_Challenge_
Starting at the line containing "Give me the React, TypeScript" and ending at the line containing "const yStep = 5;", reproduce each line exactly as written, with both end lines included and all pictures omitted.

_Provided data_
[Begin]
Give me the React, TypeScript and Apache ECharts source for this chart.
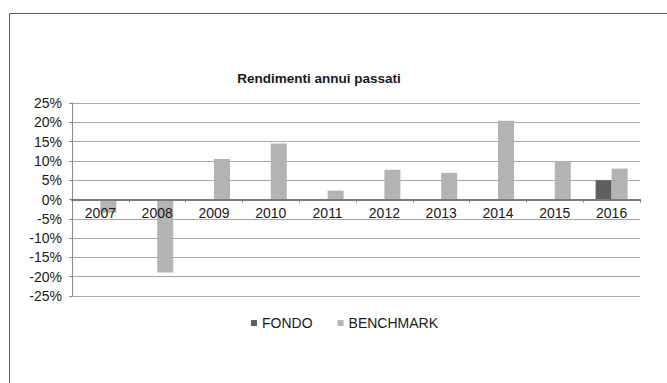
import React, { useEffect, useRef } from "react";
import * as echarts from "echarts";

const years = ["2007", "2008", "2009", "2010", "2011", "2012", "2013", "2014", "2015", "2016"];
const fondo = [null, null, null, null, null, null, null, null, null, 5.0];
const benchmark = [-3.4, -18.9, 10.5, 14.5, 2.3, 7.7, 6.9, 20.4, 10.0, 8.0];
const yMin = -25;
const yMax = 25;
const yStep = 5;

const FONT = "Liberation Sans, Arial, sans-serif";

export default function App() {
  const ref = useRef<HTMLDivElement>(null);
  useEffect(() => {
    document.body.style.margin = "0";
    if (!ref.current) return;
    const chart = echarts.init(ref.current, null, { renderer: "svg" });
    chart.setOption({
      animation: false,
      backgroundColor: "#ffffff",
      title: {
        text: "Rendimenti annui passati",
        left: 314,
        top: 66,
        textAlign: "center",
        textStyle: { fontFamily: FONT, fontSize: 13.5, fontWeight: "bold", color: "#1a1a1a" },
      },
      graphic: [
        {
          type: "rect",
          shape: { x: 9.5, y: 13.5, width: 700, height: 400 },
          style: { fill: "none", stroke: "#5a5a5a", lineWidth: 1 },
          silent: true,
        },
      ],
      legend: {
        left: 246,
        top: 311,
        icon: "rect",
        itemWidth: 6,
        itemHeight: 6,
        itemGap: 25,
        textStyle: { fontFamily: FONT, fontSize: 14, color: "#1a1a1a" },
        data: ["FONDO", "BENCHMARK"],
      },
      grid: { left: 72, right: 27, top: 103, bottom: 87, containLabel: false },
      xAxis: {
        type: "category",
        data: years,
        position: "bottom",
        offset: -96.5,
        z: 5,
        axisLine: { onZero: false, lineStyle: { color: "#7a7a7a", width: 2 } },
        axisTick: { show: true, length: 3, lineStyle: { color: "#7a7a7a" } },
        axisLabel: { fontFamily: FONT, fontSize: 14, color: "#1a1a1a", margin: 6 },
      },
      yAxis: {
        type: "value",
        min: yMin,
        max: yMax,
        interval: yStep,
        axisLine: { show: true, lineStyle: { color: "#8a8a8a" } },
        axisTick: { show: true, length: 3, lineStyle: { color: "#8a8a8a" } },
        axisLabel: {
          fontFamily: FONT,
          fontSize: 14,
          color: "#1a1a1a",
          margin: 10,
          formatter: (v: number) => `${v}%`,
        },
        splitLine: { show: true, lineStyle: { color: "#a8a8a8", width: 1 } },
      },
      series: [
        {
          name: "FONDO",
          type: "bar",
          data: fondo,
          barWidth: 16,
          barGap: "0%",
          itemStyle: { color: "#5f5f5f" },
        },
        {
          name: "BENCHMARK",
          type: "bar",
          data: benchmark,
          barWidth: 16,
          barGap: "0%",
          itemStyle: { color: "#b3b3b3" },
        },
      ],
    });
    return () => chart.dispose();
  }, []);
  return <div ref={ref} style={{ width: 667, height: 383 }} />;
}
[End]
[Begin]
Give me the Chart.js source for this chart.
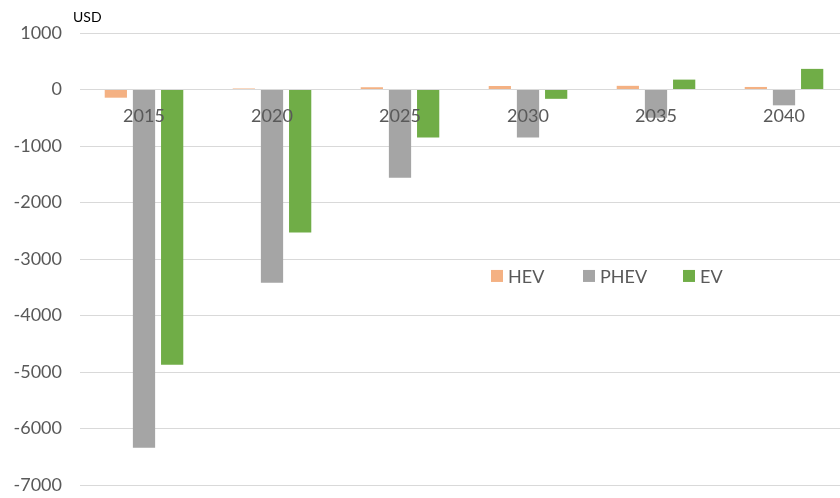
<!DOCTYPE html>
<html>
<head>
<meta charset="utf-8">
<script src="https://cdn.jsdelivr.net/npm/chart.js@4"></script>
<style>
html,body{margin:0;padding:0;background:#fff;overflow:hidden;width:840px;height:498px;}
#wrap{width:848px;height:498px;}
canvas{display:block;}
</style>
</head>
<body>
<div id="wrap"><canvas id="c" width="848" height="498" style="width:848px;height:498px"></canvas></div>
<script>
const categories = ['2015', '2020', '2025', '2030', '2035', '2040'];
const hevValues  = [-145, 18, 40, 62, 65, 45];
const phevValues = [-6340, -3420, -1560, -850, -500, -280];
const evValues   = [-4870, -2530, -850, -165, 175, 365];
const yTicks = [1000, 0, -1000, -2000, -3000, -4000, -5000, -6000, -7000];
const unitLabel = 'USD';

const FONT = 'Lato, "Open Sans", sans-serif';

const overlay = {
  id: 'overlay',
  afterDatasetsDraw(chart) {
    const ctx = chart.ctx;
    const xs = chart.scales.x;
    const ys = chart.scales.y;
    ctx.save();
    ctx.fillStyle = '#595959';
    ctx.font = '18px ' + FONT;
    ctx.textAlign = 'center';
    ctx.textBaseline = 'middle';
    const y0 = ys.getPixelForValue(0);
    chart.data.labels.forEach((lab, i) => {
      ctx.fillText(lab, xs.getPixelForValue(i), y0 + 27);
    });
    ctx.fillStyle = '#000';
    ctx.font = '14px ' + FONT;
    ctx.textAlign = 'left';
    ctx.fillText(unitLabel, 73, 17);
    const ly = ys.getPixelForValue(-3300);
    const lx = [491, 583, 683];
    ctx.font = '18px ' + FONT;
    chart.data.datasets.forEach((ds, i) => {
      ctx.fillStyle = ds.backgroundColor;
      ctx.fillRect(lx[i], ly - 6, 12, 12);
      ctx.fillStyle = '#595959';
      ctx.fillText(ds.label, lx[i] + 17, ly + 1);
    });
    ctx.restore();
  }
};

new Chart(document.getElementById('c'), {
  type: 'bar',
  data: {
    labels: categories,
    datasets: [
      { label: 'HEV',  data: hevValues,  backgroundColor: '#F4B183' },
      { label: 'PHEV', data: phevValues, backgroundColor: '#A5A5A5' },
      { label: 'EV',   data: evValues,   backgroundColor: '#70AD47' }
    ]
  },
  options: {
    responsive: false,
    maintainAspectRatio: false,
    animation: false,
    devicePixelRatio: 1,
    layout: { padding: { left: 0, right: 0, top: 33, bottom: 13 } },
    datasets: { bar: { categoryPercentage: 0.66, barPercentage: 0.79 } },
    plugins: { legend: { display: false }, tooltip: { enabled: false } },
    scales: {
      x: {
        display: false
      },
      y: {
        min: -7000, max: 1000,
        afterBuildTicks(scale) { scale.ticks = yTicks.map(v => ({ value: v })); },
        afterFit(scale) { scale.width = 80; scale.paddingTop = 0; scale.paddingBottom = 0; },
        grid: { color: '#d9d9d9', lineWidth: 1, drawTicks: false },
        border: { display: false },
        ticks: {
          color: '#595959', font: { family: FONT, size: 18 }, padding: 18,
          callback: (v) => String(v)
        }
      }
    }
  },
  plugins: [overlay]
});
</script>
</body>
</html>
[End]
_Solution to the problem_
Give me the React, TypeScript and Apache ECharts source for this chart.
import React, { useEffect, useRef } from "react";
import * as echarts from "echarts";

const years = ["2007", "2008", "2009", "2010", "2011", "2012", "2013", "2014", "2015", "2016"];
const fondo = [null, null, null, null, null, null, null, null, null, 5.0];
const benchmark = [-3.4, -18.9, 10.5, 14.5, 2.3, 7.7, 6.9, 20.4, 10.0, 8.0];
const yMin = -25;
const yMax = 25;
const yStep = 5;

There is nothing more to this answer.